## WHAT YOU HAVE TO DO
Which lines hold the word "that"? Show each of them.

## GIVEN INFORMATION
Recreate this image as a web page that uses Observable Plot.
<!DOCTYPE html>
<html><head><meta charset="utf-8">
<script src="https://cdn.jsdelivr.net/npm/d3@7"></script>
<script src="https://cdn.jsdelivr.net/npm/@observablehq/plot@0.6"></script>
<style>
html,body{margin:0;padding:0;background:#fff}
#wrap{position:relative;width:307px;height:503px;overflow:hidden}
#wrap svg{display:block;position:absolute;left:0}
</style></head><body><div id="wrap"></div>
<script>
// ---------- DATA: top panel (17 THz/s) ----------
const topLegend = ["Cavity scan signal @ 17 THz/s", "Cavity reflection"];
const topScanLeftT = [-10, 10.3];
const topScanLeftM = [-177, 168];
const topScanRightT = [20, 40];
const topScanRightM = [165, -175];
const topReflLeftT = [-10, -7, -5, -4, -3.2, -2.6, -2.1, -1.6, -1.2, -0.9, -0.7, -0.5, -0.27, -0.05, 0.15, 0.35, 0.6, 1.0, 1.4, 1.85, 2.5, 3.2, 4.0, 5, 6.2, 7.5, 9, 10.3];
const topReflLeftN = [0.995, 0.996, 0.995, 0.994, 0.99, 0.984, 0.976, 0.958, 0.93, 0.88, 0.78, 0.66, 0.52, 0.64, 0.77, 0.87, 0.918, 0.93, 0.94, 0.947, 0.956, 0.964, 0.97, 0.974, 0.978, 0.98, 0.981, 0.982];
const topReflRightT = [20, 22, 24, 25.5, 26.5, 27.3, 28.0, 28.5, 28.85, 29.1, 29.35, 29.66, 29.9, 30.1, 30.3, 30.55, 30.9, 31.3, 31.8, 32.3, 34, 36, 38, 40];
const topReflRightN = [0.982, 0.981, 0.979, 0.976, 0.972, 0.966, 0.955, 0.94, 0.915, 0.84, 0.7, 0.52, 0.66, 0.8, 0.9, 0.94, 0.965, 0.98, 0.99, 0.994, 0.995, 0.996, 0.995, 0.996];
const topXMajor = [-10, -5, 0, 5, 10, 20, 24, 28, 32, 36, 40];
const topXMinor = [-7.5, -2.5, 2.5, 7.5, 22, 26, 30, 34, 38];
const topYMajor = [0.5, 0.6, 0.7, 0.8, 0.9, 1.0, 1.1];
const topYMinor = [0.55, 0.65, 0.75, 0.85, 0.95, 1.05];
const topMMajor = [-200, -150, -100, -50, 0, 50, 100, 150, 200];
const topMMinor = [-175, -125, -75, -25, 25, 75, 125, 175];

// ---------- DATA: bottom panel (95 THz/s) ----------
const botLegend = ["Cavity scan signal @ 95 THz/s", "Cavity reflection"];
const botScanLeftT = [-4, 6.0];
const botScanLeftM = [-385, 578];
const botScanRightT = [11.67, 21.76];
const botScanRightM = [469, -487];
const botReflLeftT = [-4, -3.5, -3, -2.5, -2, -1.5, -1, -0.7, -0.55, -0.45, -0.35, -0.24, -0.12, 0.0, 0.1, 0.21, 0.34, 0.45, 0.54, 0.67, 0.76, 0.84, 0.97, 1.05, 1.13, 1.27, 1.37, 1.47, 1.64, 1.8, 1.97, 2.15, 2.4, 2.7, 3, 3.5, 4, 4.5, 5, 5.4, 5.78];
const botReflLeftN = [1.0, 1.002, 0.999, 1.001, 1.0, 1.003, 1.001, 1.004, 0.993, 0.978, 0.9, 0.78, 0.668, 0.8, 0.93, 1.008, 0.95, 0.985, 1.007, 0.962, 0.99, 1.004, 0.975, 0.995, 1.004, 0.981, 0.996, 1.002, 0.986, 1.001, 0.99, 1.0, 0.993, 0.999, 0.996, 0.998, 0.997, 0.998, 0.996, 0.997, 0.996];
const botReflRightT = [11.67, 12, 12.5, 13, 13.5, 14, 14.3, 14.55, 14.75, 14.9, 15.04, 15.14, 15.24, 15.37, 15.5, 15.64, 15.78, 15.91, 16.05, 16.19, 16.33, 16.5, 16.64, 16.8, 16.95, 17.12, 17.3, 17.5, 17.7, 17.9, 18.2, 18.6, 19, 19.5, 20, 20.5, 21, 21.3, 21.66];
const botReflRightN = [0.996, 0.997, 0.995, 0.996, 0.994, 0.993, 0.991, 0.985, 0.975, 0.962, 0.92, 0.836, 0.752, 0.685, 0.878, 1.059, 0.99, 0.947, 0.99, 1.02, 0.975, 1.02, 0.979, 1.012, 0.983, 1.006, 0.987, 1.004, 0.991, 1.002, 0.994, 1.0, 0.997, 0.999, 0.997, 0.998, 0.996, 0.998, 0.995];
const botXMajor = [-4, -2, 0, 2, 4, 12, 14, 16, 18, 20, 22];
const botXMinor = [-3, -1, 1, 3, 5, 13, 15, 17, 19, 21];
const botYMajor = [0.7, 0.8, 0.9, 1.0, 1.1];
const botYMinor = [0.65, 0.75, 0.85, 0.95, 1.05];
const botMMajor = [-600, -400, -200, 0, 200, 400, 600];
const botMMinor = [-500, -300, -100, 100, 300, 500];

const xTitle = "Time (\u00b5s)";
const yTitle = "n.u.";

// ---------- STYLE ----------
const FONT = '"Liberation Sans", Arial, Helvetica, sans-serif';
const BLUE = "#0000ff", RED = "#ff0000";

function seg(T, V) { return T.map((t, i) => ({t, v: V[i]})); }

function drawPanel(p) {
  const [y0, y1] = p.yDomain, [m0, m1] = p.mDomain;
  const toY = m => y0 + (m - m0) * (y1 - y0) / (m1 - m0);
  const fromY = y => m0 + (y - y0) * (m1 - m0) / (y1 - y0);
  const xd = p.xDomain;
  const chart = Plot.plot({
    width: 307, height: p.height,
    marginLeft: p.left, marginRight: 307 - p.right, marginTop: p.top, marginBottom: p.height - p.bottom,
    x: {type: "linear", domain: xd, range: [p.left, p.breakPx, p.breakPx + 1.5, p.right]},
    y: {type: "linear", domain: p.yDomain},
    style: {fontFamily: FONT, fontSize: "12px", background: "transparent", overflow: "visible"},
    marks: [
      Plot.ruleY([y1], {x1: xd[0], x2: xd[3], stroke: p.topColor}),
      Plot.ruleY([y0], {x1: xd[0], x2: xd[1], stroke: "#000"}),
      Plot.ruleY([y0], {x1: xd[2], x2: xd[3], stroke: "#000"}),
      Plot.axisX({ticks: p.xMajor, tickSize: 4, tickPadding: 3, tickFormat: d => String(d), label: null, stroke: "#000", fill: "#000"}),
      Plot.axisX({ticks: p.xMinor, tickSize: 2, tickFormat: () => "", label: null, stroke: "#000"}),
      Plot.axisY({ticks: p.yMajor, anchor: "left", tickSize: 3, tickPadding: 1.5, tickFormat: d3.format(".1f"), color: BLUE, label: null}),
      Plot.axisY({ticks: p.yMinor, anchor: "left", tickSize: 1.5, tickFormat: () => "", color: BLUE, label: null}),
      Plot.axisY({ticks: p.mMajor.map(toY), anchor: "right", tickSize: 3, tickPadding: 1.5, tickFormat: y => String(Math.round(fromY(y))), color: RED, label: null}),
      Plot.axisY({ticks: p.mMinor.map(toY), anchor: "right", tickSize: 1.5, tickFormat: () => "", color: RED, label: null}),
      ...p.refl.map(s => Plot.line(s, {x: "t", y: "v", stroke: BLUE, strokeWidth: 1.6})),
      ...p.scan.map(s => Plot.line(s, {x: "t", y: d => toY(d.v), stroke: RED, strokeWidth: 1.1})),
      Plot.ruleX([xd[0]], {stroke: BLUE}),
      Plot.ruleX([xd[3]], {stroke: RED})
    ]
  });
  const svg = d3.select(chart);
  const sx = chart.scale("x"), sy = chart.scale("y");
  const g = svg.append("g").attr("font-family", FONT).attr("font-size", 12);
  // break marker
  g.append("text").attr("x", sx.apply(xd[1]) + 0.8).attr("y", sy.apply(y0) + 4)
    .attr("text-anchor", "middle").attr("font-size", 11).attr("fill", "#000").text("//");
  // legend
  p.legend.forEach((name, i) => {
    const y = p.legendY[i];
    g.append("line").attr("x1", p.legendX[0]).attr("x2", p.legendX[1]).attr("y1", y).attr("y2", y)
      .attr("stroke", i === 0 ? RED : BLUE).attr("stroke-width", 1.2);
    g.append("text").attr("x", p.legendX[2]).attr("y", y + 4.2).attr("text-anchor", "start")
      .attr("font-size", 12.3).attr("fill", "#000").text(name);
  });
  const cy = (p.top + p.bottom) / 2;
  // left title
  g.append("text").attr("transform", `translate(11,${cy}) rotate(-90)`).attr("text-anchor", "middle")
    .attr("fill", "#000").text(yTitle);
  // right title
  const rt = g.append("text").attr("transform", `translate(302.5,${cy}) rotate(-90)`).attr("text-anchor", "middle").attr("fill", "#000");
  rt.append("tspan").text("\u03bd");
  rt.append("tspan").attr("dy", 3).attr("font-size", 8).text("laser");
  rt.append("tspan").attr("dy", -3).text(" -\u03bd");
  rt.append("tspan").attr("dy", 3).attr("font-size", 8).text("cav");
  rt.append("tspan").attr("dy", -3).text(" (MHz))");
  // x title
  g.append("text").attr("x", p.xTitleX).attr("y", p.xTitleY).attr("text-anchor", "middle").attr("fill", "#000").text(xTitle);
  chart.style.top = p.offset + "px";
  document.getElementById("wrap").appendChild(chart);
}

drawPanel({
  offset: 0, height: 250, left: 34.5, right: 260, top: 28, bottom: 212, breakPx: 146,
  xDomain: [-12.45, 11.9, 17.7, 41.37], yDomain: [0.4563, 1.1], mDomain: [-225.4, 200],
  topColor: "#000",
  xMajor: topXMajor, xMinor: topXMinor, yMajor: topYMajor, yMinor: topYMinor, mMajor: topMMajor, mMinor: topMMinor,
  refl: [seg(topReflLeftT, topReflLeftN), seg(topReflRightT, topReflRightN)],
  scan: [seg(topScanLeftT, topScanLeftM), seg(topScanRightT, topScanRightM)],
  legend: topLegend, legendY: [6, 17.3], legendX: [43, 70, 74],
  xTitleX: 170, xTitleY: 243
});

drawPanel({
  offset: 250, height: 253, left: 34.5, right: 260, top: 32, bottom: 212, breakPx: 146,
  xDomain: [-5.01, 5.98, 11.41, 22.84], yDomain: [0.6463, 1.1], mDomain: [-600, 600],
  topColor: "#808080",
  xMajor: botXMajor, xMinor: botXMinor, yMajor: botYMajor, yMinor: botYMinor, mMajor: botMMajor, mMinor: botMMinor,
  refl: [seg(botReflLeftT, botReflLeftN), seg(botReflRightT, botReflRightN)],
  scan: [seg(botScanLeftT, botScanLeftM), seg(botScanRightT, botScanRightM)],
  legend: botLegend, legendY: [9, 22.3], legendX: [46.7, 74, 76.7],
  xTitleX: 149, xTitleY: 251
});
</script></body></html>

* * *

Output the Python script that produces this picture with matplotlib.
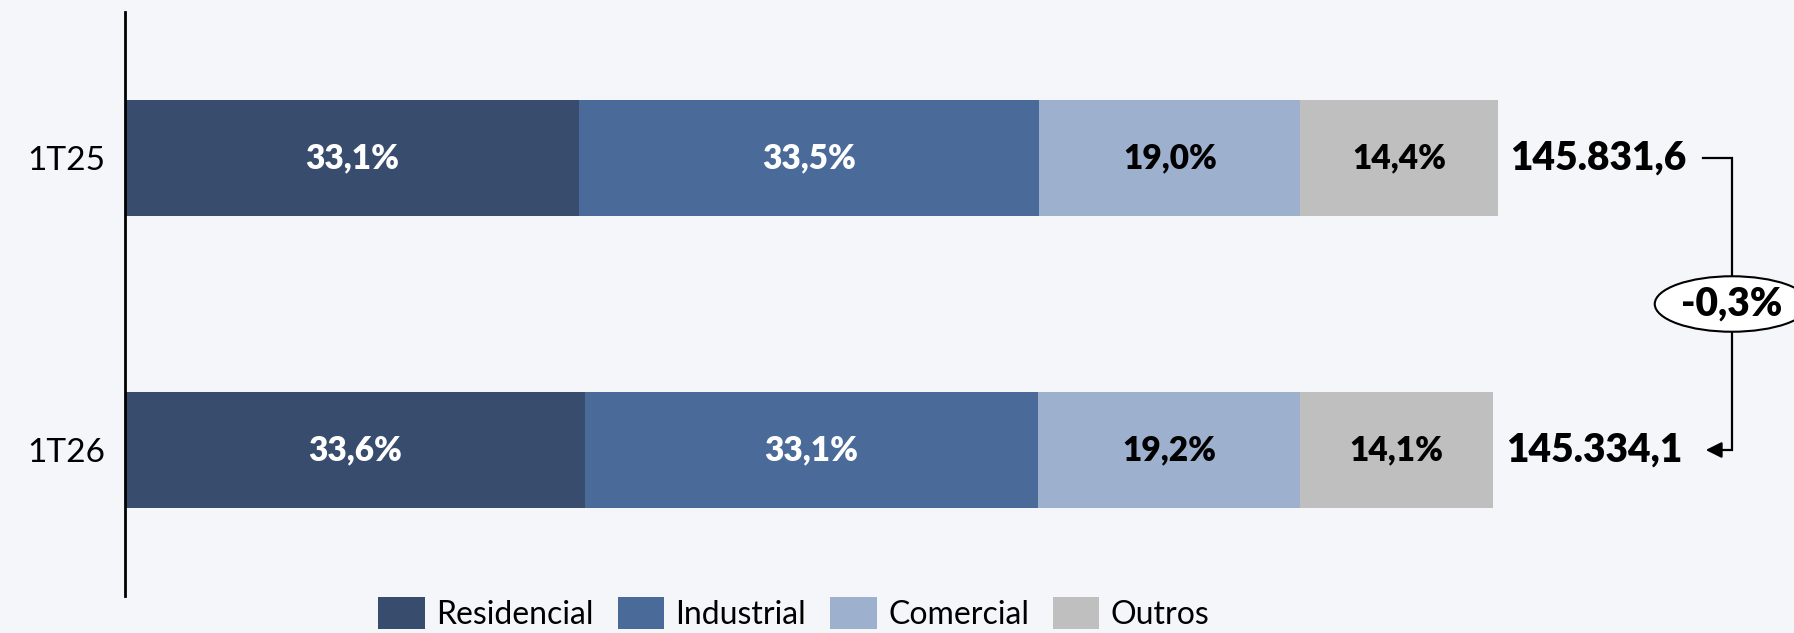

## EXPECTED OUTPUT
Recreate this image as a web page that uses Observable Plot.
Output the Python script that produces this picture with matplotlib.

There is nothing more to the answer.